Even as Reliance’s plan for the Indian ecommerce market gains significant momentum, according to a new report the Mukesh Ambani-led Reliance group is now withdrawing its lifestyle products including apparel and footwear from soon-to-be rival marketplaces i.e. Amazon and Flipkart.
The report cited people aware of the development and said that the process of withdrawal has gathered pace in recent months. The company is looking to maintain the partnerships as well as franchisee agreements till stocks last, but has no plans to renew.
Beyond its retail offerings such as such as Reliance Retail and AJIO, Reliance has around four dozen joint ventures or master franchisee arrangements with international labels including the likes of Diesel, Kate Spade, Steve Madden, Burberry, Canali, Emporio Armani, Furla, Jimmy Choo and Marks & Spencer.

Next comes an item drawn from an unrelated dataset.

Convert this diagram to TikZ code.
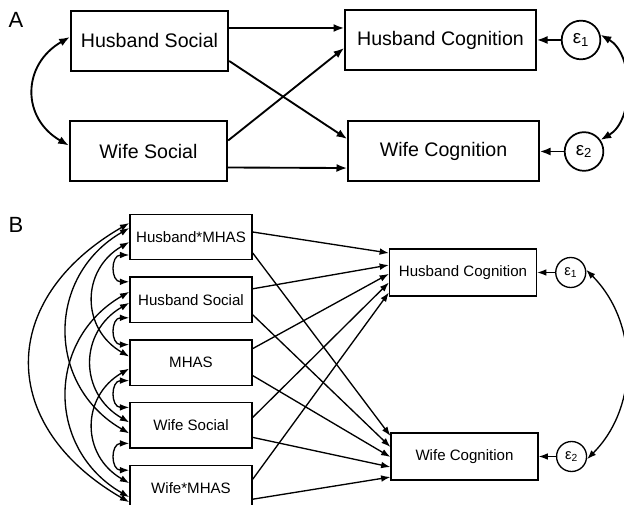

These brands already make Reliance a heavyweight in the apparel category. Notably, many of these brands are sold online on Amazon, Flipkart, Myntra, Jabong and Tata Cliq, among other sites. Reliance Trends and Reliance Brands have been asked to expedite the phasing-out process from non-Reliance marketplaces in the coming weeks.
The report further said that Reliance Brands has been instructed by the head office to stop supplies to third-party marketplaces from this month and sell only on Ajio.com and through branded sites for partner labels.
With the power of global and in-house brands, the company is banking on exclusivity to gain customers. This is especially crucial as its major competitors— Amazon and Flipkart— have restrictions on signing up exclusive partnerships under the amended rules for FDI in ecommerce.
The changes notified in December, which came into effect in February, limit FDI-funded online marketplaces to being mere technology platforms for independent sellers and buyers. They cannot sell, own or control inventory.
But with no foreign investment in its business, Reliance can exercise control over inventory, thereby controlling pricing, quality and speed of delivery.
In July 2018, Ambani announced that Reliance Retail and Jio Infocomm will jointly launch a new ecommerce platform, and the market expects major disruption in the next few months. A recent Deloitte India and Retailers Association of India (RAI) report said that India’s ecommerce market is worth $200 Bn at present and will grow to $1.2 Tn by 2021.
Tapping this opportunity, Ambani had said that the ecommerce plan will be beneficial to consumers, retailers and producers and will also help about 3 Cr small shopkeepers across the country.
The company is expected to follow a hybrid model. Under this plan, the company is aimed at creating shared profitability by integrating the offline stores of small retail players through its online platform.
Reliance Retail is planning to use more than 5,100 Jio point stores across 5,000 cities and towns as delivery and collection points for its ecommerce venture. To further ignite its ecommerce plans, Reliance has already made multiple acquisitions and investments ranging from logistics to vernacular to AI.